TW: chronic injury, grief, dark thoughts

I've been lurking here for a while and finally feel ready to put this into words. Bear with me.

Six months ago I was living what felt like my best chapter yet. I'd just landed a job I actually cared about, was training for a half-marathon, and had finally built a social life that felt real. Running and hiking were basically my whole personality — weekends outside, trail clubs, the works. I felt capable in a way I never had before.

Then a driver blew through a red light and hit my driver's side door at full speed while I was in the intersection on a green. I didn't even see it coming. One second everything was normal, the next my car was spinning and there was glass everywhere.
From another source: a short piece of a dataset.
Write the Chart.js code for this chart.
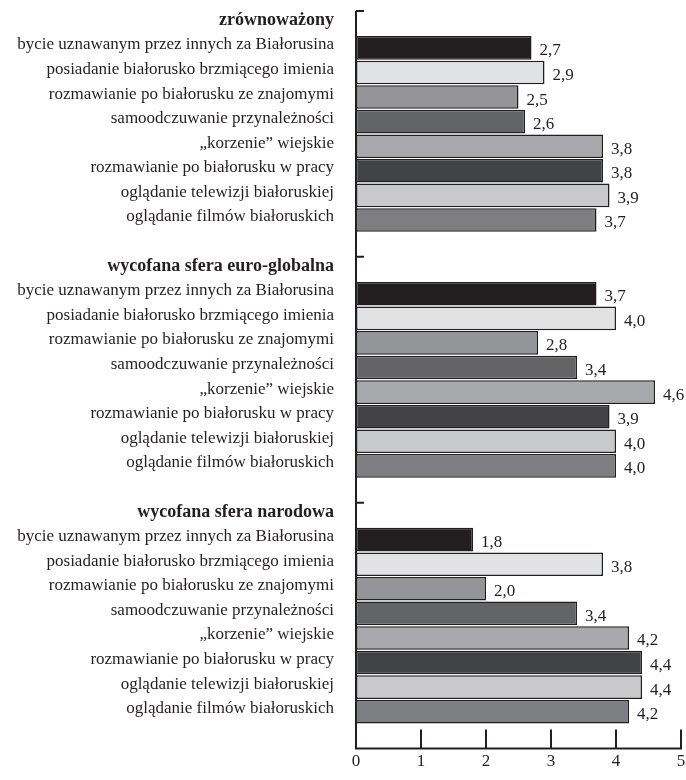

I walked away — technically. But over the following weeks I developed nerve pain down my left arm, constant headaches, and what my doctor is now calling a vestibular injury that wrecks my balance. I had to drop out of the race I'd been training months for. I had to cancel hiking trips. I had to tell friends I couldn't make it out because standing in a loud bar makes me dizzy and exhausted.

I know I'm alive. I know it could've been so much worse. But honestly? Some days I catch myself grieving the version of me that existed before that intersection. I look at old photos from hikes and feel like I'm looking at a stranger.

Has anyone else gone through this kind of identity loss after an accident? How did you find your way back — or did you just find a new way forward? I'm struggling to know which one I'm even looking for.